WORK INSTRUCTIONS
Reproduce exactly, and nothing else, the lines from the one that contains "Clone this chart in Observable Plot." through the one that contains "const data = categories.map((c, i)". Leave the pictures out.

SUPPLIED DATA
------------------------------------------------------------------------
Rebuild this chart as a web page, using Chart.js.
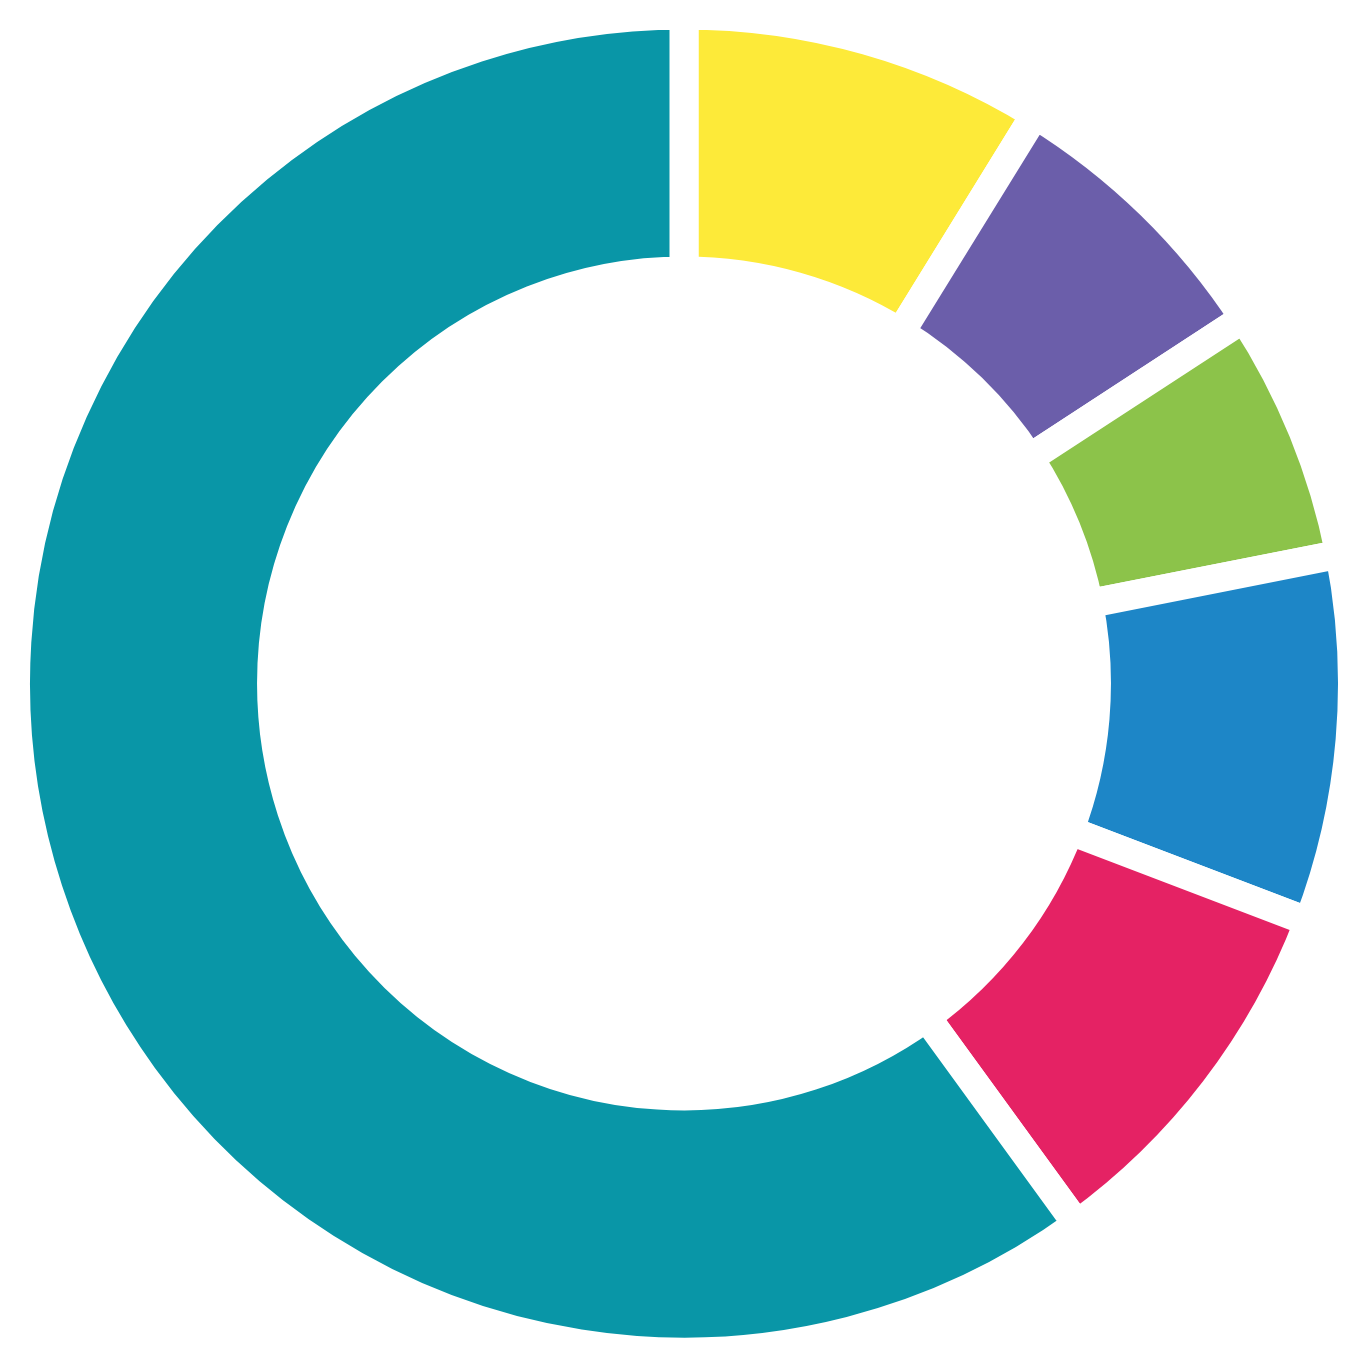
------------------------------------------------------------------------
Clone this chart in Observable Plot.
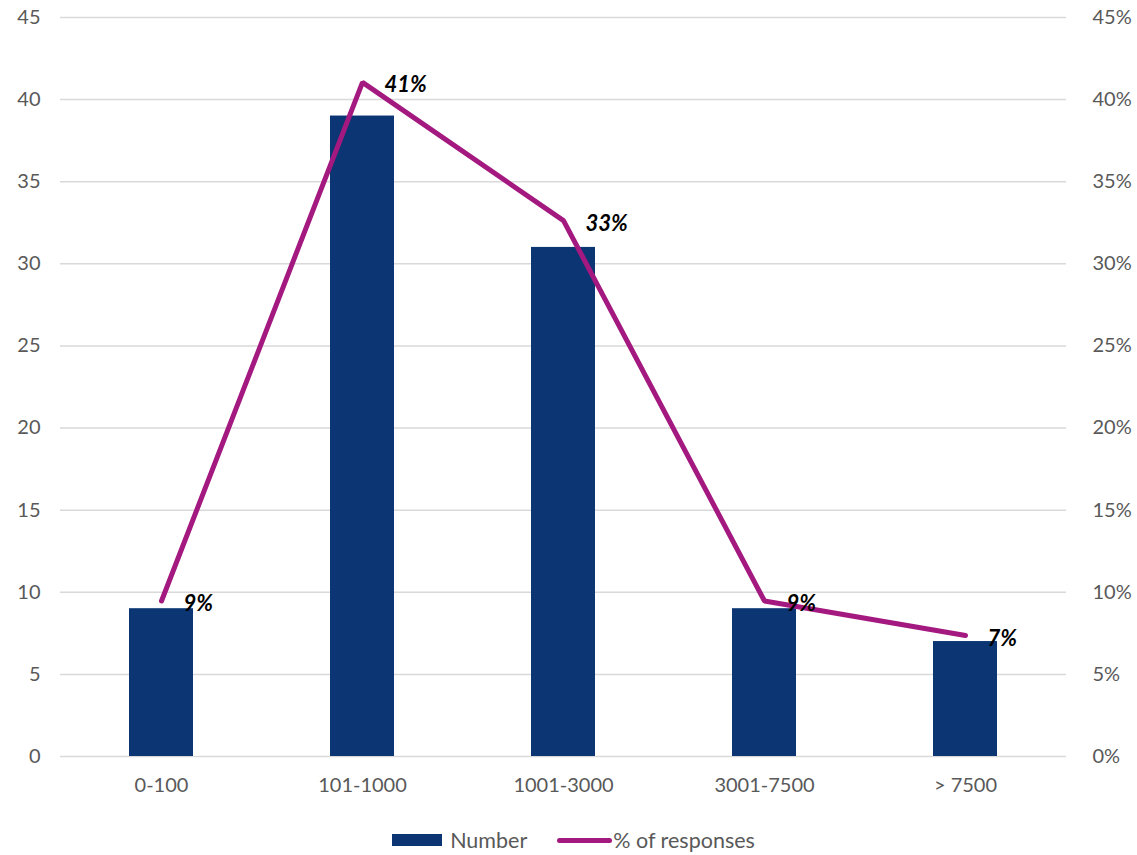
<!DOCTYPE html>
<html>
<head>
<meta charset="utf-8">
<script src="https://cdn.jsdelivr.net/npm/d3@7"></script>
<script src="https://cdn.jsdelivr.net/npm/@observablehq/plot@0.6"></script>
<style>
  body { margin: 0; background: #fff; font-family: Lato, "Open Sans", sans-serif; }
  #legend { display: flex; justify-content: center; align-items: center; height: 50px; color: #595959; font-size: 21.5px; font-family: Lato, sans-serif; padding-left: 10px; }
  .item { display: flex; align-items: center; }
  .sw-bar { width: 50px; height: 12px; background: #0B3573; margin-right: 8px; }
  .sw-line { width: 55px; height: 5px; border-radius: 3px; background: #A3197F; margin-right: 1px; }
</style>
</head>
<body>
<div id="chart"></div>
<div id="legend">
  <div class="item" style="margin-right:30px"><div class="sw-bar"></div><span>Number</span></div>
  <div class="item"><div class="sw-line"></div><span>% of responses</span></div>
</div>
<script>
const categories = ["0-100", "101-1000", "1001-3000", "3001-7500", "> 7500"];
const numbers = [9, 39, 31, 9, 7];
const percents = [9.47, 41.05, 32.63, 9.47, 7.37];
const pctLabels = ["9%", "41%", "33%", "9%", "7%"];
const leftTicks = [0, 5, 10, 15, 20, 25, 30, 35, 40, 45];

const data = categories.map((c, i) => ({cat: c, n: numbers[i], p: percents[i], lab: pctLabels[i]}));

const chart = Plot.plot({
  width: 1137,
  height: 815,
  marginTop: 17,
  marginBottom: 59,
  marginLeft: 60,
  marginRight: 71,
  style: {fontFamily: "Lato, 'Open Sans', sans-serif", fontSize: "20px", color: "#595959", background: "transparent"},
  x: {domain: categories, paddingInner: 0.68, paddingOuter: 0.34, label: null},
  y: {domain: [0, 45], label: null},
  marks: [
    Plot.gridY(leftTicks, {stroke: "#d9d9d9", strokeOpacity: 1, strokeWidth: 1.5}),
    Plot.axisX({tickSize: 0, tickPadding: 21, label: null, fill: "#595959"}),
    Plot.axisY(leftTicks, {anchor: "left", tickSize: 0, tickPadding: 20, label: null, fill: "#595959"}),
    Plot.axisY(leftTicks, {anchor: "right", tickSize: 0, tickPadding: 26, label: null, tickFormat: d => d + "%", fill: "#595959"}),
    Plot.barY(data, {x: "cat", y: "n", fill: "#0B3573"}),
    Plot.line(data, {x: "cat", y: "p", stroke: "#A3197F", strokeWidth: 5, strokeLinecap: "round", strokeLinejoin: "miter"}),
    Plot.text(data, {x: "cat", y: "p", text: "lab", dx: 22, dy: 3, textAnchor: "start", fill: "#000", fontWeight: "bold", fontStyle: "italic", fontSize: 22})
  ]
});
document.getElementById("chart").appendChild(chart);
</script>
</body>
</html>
------------------------------------------------------------------------
SOLUTION FOR THIS EXERCISE
Clone this chart in Observable Plot.
<!DOCTYPE html>
<html>
<head>
<meta charset="utf-8">
<script src="https://cdn.jsdelivr.net/npm/d3@7"></script>
<script src="https://cdn.jsdelivr.net/npm/@observablehq/plot@0.6"></script>
<style>
  body { margin: 0; background: #fff; font-family: Lato, "Open Sans", sans-serif; }
  #legend { display: flex; justify-content: center; align-items: center; height: 50px; color: #595959; font-size: 21.5px; font-family: Lato, sans-serif; padding-left: 10px; }
  .item { display: flex; align-items: center; }
  .sw-bar { width: 50px; height: 12px; background: #0B3573; margin-right: 8px; }
  .sw-line { width: 55px; height: 5px; border-radius: 3px; background: #A3197F; margin-right: 1px; }
</style>
</head>
<body>
<div id="chart"></div>
<div id="legend">
  <div class="item" style="margin-right:30px"><div class="sw-bar"></div><span>Number</span></div>
  <div class="item"><div class="sw-line"></div><span>% of responses</span></div>
</div>
<script>
const categories = ["0-100", "101-1000", "1001-3000", "3001-7500", "> 7500"];
const numbers = [9, 39, 31, 9, 7];
const percents = [9.47, 41.05, 32.63, 9.47, 7.37];
const pctLabels = ["9%", "41%", "33%", "9%", "7%"];
const leftTicks = [0, 5, 10, 15, 20, 25, 30, 35, 40, 45];

const data = categories.map((c, i) => ({cat: c, n: numbers[i], p: percents[i], lab: pctLabels[i]}));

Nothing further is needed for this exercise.